To form a circle template first cut a smooth sided hole with a suitable hole saw. For accuracy, do this on a drill press and clamp the template material securely to make sure it doesn’t move.

From this one template, a series of decreasing diameter templates can be cut using different guide bush and cutter combinations.

To cut templates of a larger diameter use a self guiding rebate cutter. In the centre of the new template, cut the hole roughly to size with a jigsaw and then tape or pin the new template over it.

With the rebate cutter fitted in the router, set the depth of cut fractionally deeper than the template material (the cutter will cut slightly into the surface of the first template). Position the router with the bearing through the hole in the top template and cut away the waste by running the bearing around the inside edge of the bottom template.

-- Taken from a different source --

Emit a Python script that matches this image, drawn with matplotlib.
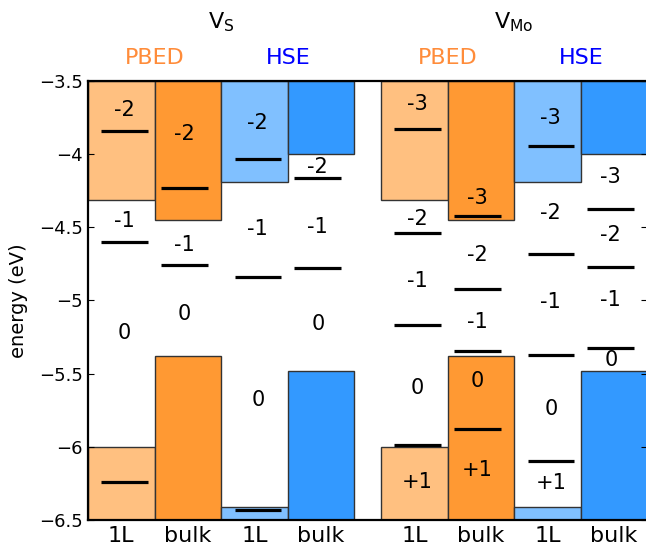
"""Defect transition levels of V_S and V_Mo, PBED vs HSE, monolayer vs bulk"""
import numpy as np
import matplotlib.pyplot as plt
import matplotlib.transforms as mtransforms

plt.rcParams['font.family'] = ['DejaVu Sans']
plt.rcParams['mathtext.default'] = 'regular'

# band edges for each column (eV)
col_labels = ['1L', 'bulk', '1L', 'bulk', '1L', 'bulk', '1L', 'bulk']
cbm = [-4.31, -4.45, -4.19, -4.00, -4.31, -4.45, -4.19, -4.00]
vbm = [-6.00, -5.38, -6.41, -5.48, -6.00, -5.38, -6.41, -5.48]

# transition levels (eV)
levels = [
    [-3.84, -4.60, -6.24],
    [-4.23, -4.76],
    [-4.03, -4.84, -6.43],
    [-4.165, -4.78],
    [-3.83, -4.54, -5.17, -5.99],
    [-4.42, -4.92, -5.345, -5.88],
    [-3.944, -4.68, -5.37, -6.10],
    [-4.377, -4.77, -5.327],
]

# charge state labels and where they sit
charges = [
    ['-2', '-1', '0'],
    ['-2', '-1', '0'],
    ['-2', '-1', '0'],
    ['-2', '-1', '0'],
    ['-3', '-2', '-1', '0', '+1'],
    ['-3', '-2', '-1', '0', '+1'],
    ['-3', '-2', '-1', '0', '+1'],
    ['-3', '-2', '-1', '0'],
]
charge_y = [
    [-3.70, -4.46, -5.22],
    [-3.86, -4.62, -5.09],
    [-3.79, -4.51, -5.68],
    [-4.09, -4.50, -5.16],
    [-3.66, -4.44, -4.87, -5.60, -6.24],
    [-4.30, -4.69, -5.145, -5.55, -6.16],
    [-3.75, -4.40, -5.01, -5.74, -6.25],
    [-4.154, -4.55, -5.00, -5.41],
]

defects = ['V$_S$', 'V$_{Mo}$']
methods = ['PBED', 'HSE']
y_ticks = [-3.5, -4, -4.5, -5, -5.5, -6, -6.5]
y_ticklabels = ['\u22123.5', '\u22124', '\u22124.5', '\u22125',
                '\u22125.5', '\u22126', '\u22126.5']

fill_colors = ['#ffc080', '#ff9933', '#80c0ff', '#3399ff']
method_colors = ['#ff8c3a', '#0000ff']
group_gap = 0.4

fig = plt.figure(figsize=(6.46, 5.54), dpi=100)
ax = fig.add_axes([0.1362, 0.0614, 0.866, 0.7924])
ymin, ymax = -6.5, -3.5

x_left = np.array([g * (4 + group_gap) + i for g in range(2) for i in range(4)])

# conduction band from the top, valence band from the bottom
colors = fill_colors * 2
for x0, c, v, col in zip(x_left, cbm, vbm, colors):
    ax.bar(x0, ymax - c, bottom=c, width=1, align='edge',
           color=col, edgecolor='#333333', linewidth=1, zorder=1)
    ax.bar(x0, v - ymin, bottom=ymin, width=1, align='edge',
           color=col, edgecolor='#333333', linewidth=1, zorder=1)

# levels and charge states
for k, x0 in enumerate(x_left):
    start = 0.2 if col_labels[k] == '1L' else 0.1
    for e in levels[k]:
        ax.plot([x0 + start, x0 + start + 0.7], [e, e], color='black',
                lw=2.3, solid_capstyle='butt', zorder=3)
    for q, yq in zip(charges[k], charge_y[k]):
        ax.text(x0 + start + 0.35, yq, q, ha='center', va='center',
                fontsize=15, zorder=4)

# headers above the axes
trans = mtransforms.blended_transform_factory(ax.transData, ax.transAxes)
for g, name in enumerate(defects):
    gx = g * (4 + group_gap)
    ax.text(gx + 2, 1.134, name, transform=trans, ha='center', va='center',
            fontsize=16)
    for m, meth in enumerate(methods):
        ax.text(gx + 2 * m + 1, 1.052, meth, transform=trans, ha='center',
                va='center', fontsize=16, color=method_colors[m])

ax.set_xlim(0, 8 + group_gap)
ax.set_ylim(ymin, ymax)
ax.set_xticks(x_left + 0.5)
ax.set_xticklabels(col_labels, fontsize=16)
ax.tick_params(axis='x', length=0, pad=4)
ax.set_yticks(y_ticks)
ax.set_yticklabels(y_ticklabels, fontsize=13)
ax.tick_params(axis='y', direction='in', left=True, right=True, length=4)
ax.set_ylabel('energy (eV)', fontsize=14)
ax.yaxis.set_label_coords(-0.107, 0.5)
for s in ax.spines.values():
    s.set_linewidth(1.6)

plt.savefig('out.png', dpi=100)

Guide bushes can also be used with templates for locating the router when fitting dowels or support pegs for shelves etc. Mark out the centre-point of each dowel position on the template or a square edged piece of clear plastic. Drill a hole equal in diameter to the guide bush. Locate the template over the workpiece by either fitting locating blocks or by scribing lines across the guide bush hole and then holding the router securely, plunge in to drill the hole.


Ready-Made Router Templates

There is an equally large range of ready- made templates available for more common applications. The advantage of manufactured templates is that they are usually of better quality than those you can make yourself and the finish produced from the cutter is therefore better. Others allow you to use the router for more artistic purposes such as inlay or panelling work. For sign work there are dedicated templates for cutting numbers and letters that only require the use of a small guide bush and a suitable cutter.

Other useful bought templates are available for fitting cable tidies in desktops and for repairing damaged areas of timber.